RECORD EXCERPTS:
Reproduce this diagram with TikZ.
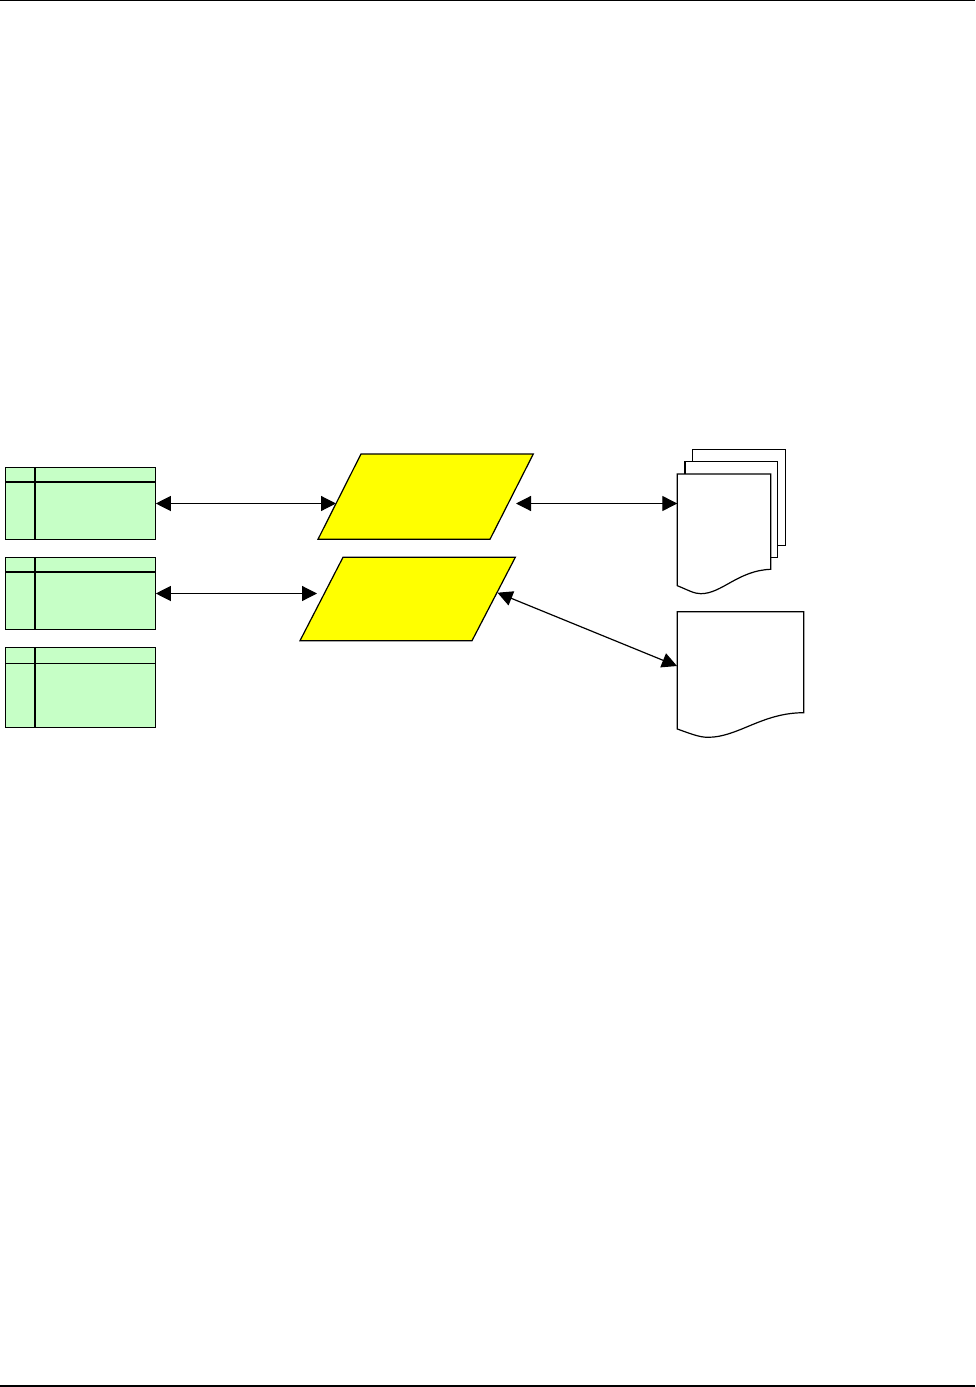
* * *
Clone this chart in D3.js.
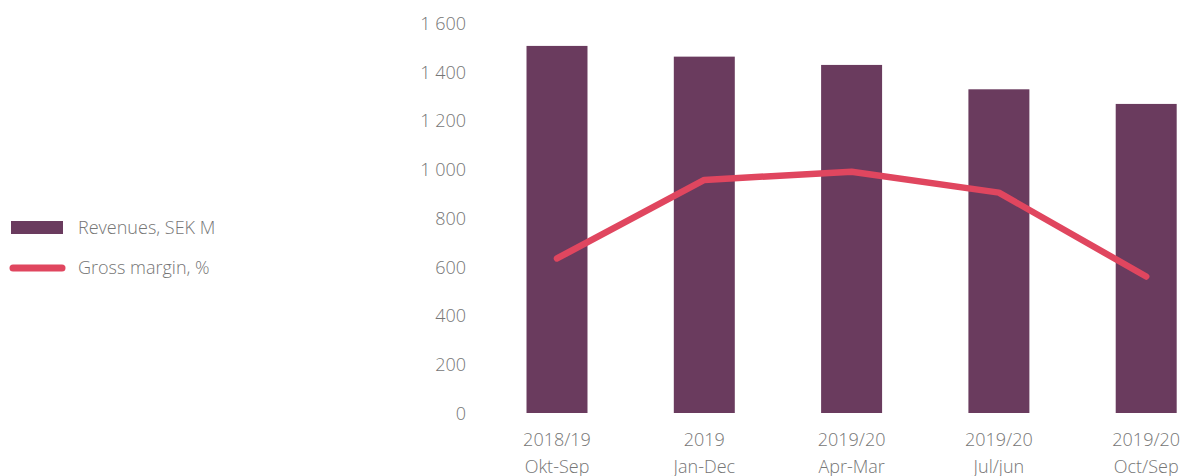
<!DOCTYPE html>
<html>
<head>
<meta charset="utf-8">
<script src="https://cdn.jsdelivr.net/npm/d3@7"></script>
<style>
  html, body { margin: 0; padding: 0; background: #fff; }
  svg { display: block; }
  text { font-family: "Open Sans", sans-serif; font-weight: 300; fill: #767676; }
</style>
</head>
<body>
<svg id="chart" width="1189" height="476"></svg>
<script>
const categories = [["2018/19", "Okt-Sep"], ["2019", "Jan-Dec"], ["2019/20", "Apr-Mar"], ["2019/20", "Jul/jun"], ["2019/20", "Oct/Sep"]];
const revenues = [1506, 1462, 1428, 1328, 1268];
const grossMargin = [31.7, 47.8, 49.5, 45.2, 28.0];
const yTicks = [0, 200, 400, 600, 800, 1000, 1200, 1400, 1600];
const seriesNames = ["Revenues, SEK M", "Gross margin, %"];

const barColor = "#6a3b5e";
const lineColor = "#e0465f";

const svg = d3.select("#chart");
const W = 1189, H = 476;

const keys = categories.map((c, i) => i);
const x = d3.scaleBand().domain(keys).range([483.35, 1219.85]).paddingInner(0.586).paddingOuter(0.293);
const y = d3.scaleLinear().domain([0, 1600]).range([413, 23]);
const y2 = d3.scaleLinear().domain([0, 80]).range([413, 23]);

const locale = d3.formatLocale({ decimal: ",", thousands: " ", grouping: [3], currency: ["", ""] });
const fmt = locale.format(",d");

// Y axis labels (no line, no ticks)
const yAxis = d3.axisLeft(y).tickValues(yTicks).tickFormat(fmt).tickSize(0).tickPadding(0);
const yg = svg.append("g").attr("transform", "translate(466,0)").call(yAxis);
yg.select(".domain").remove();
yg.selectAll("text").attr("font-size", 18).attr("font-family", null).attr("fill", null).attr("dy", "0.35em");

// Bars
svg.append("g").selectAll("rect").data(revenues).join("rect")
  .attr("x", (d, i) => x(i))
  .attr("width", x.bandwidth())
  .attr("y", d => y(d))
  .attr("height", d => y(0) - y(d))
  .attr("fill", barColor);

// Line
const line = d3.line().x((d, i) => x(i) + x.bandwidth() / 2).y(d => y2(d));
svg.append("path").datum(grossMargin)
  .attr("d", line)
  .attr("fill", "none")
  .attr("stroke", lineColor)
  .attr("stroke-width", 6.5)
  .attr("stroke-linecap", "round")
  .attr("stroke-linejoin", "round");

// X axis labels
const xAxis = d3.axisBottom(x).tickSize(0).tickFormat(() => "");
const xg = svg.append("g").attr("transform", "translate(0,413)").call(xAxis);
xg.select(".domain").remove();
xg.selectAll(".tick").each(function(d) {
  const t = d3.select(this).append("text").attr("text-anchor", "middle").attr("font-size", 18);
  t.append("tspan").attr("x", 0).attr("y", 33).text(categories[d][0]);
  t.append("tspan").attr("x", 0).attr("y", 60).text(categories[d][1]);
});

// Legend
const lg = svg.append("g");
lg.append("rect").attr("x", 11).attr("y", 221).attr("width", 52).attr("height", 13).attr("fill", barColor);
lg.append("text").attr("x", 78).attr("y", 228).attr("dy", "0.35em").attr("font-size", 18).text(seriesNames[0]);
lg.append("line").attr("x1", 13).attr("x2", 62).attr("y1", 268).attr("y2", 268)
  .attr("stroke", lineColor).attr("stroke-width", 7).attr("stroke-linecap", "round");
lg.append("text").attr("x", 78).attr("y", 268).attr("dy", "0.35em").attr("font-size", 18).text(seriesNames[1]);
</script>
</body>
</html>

TASK: Using the records above, find and show each line with the string "this".

TASK OUTPUT:
Reproduce this diagram with TikZ.
Clone this chart in D3.js.
  const t = d3.select(this).append("text").attr("text-anchor", "middle").attr("font-size", 18);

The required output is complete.